GNU Profiler (gprof)[edit]
What is Gprof ?[edit]
Gprof is a profiling software which collects information and statistics on your code. Generally, it searches for functions and subroutines in your program and insert timing instructions for each one. Then executing such modified program creates a raw data file which can be interpreted by Gprof and turned into profiling statistics.
Gprof comes with the GNU compiler (such as GCC or GFORTRAN) and is available with the
gcc
module on Compute Canada clusters.
Preparing your application[edit]
Switch to GNU compiler[edit]
Load the appropriate GNU compiler. For example, for GCC:
[name@server ~]$ module load gcc/5.4.0
Compile your code[edit]
To get useful information from Gprof , you first need to compile your code with debugging information enabled. With the GNU compilers, you do so by adding a "-pg" option on compilation. This option tells the compiler to generate extra code to write profile information suitable for the analysis. If it is not in your compiler options no call-graph data will be gathered and if you run gprof hopping to get the profiling you may get the following error:
gprof: gmon.out file is missing call-graph data
Execute your code[edit]
Once your code is compiled with the proper options, you execute it:
[name@server ~]$ /path/to/your/executable arg1 arg2
You execute your code the same way as you would do it without Gprof profiling.
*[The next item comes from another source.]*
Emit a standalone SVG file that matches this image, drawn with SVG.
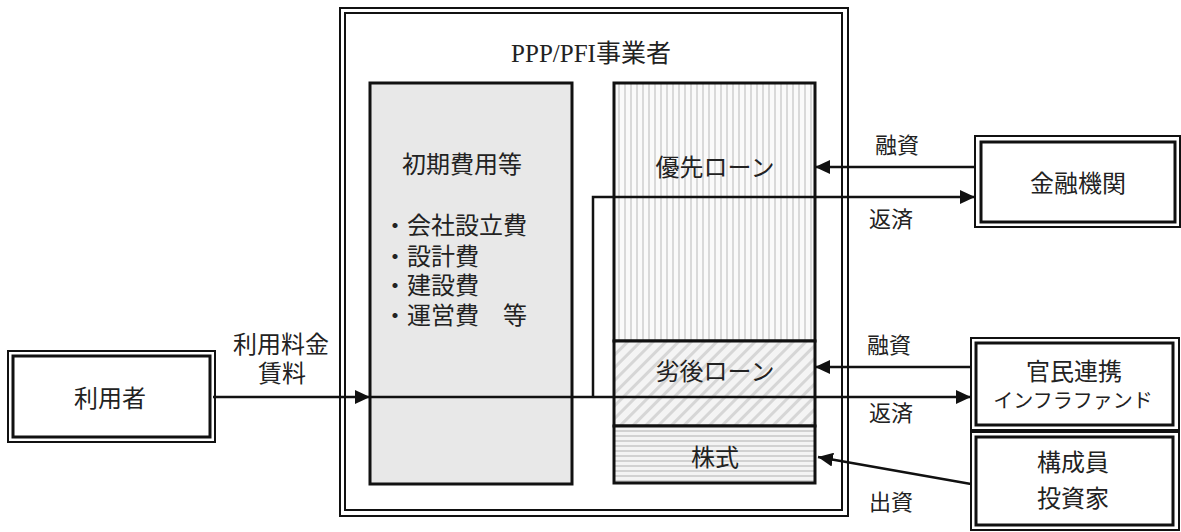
<svg xmlns="http://www.w3.org/2000/svg" width="1181" height="532" viewBox="0 0 1181 532">
<style>
text{font-family:"Liberation Serif","Noto Sans CJK JP",serif;fill:#222;dominant-baseline:central;text-anchor:middle}
.t24{font-size:24px}
.t22{font-size:22px}
.t20{font-size:20px}
.lft{text-anchor:start}
.fo{fill:#fff;stroke:#111;stroke-width:2}
.fi{fill:none;stroke:#111;stroke-width:3}
.blk{stroke:#111;stroke-width:3}
.cn{fill:none;stroke:#111;stroke-width:2.5}
</style>
<defs>
<marker id="ah" markerUnits="userSpaceOnUse" markerWidth="15" markerHeight="14" refX="15" refY="7" orient="auto">
<path d="M0,0 L15,7 L0,14 z" fill="#111"/>
</marker>
<pattern id="vs" patternUnits="userSpaceOnUse" width="6" height="10">
<rect width="6" height="10" fill="#fafafa"/>
<rect x="0" width="2" height="10" fill="#d9d9d9"/>
</pattern>
<pattern id="dg" patternUnits="userSpaceOnUse" width="9" height="9" patternTransform="rotate(45)">
<rect width="9" height="9" fill="#f4f4f4"/>
<rect x="0" width="3" height="9" fill="#d6d6d6"/>
</pattern>
<pattern id="hs" patternUnits="userSpaceOnUse" width="10" height="5">
<rect width="10" height="5" fill="#f4f4f4"/>
<rect y="0" width="10" height="2" fill="#d2d2d2"/>
</pattern>
</defs>
<rect width="1181" height="532" fill="#fff"/>

<g id="ppp-pfi">
<rect x="340" y="8" width="508" height="508" class="fo"/>
<rect x="345" y="13" width="497" height="497" fill="none" stroke="#111" stroke-width="2"/>
<text x="591" y="53" style="font-size:25px">PPP/PFI事業者</text>
</g>

<g id="initial-costs">
<rect x="370" y="83" width="202" height="401" fill="#e8e8e8" class="blk"/>
<text x="462" y="165" class="t24">初期費用等</text>
<text x="383" y="226" class="t24 lft">・会社設立費</text>
<text x="383" y="257" class="t24 lft">・設計費</text>
<text x="383" y="286" class="t24 lft">・建設費</text>
<text x="383" y="316" class="t24 lft">・運営費　等</text>
</g>

<g id="senior-loan">
<rect x="614" y="83" width="201" height="258" fill="url(#vs)" class="blk"/>
<text x="715" y="168" class="t24">優先ローン</text>
</g>
<g id="subordinated-loan">
<rect x="614" y="341" width="201" height="85" fill="url(#dg)" class="blk"/>
<text x="715" y="372" class="t24">劣後ローン</text>
</g>
<g id="equity">
<rect x="614" y="426" width="201" height="57" fill="url(#hs)" class="blk"/>
<text x="715" y="458" class="t24">株式</text>
</g>

<g id="users">
<rect x="8" y="351" width="207" height="91" class="fo"/>
<rect x="13" y="356" width="197" height="81" class="fi"/>
<text x="110" y="399" class="t24">利用者</text>
</g>

<g id="financial-institution">
<rect x="975" y="136" width="205" height="91" class="fo"/>
<rect x="981" y="142" width="194" height="80" class="fi"/>
<text x="1078" y="184" class="t24">金融機関</text>
</g>

<g id="infra-fund">
<rect x="971" y="338" width="208" height="92" class="fo"/>
<rect x="976" y="343" width="197" height="82" class="fi"/>
<text x="1074" y="372" class="t24">官民連携</text>
<text x="1073" y="401" class="t20">インフラファンド</text>
</g>

<g id="investors">
<rect x="971" y="432" width="208" height="98" class="fo"/>
<rect x="976" y="437" width="197" height="88" class="fi"/>
<text x="1073" y="463" class="t24">構成員</text>
<text x="1073" y="499" class="t24">投資家</text>
</g>

<g id="connectors">
<path d="M213,397 H370" class="cn" stroke-width="3.2" marker-end="url(#ah)"/>
<path d="M370,397 H971" class="cn" stroke-width="2" marker-end="url(#ah)"/>
<path d="M593,397 V197 H975" class="cn" stroke-width="2" marker-end="url(#ah)"/>
<path d="M975,167 H815" class="cn" marker-end="url(#ah)"/>
<path d="M971,367 H815" class="cn" marker-end="url(#ah)"/>
<path d="M971,484 L818,457" class="cn" marker-end="url(#ah)"/>
</g>

<g id="labels">
<text x="281" y="345" class="t24">利用料金</text>
<text x="282" y="374" class="t24">賃料</text>
<text x="897" y="145" class="t22">融資</text>
<text x="891" y="219" class="t22">返済</text>
<text x="889" y="345" class="t22">融資</text>
<text x="891" y="413" class="t22">返済</text>
<text x="891" y="502" class="t22">出資</text>
</g>
</svg>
In fact, the execution line does not change. Once the binary is executed, a new file 'gmon.out' is generated in the current working directory. Note that if your code changes current directory, then gmon.out will be created in the new working directory. Furthermore, your program should have sufficient permissions for gmon.out to be generated.
Get the profiling data[edit]
In this step the Gprof tool is executed again with the binary name and the above mentioned ‘gmon.out’ as argument. This should create an analysis file with all the desired profiling information.
[name@server ~]$ gprof /path/to/your/executable gmon.out > analysis.txt
We can notice that the new file analysis.txt was generated.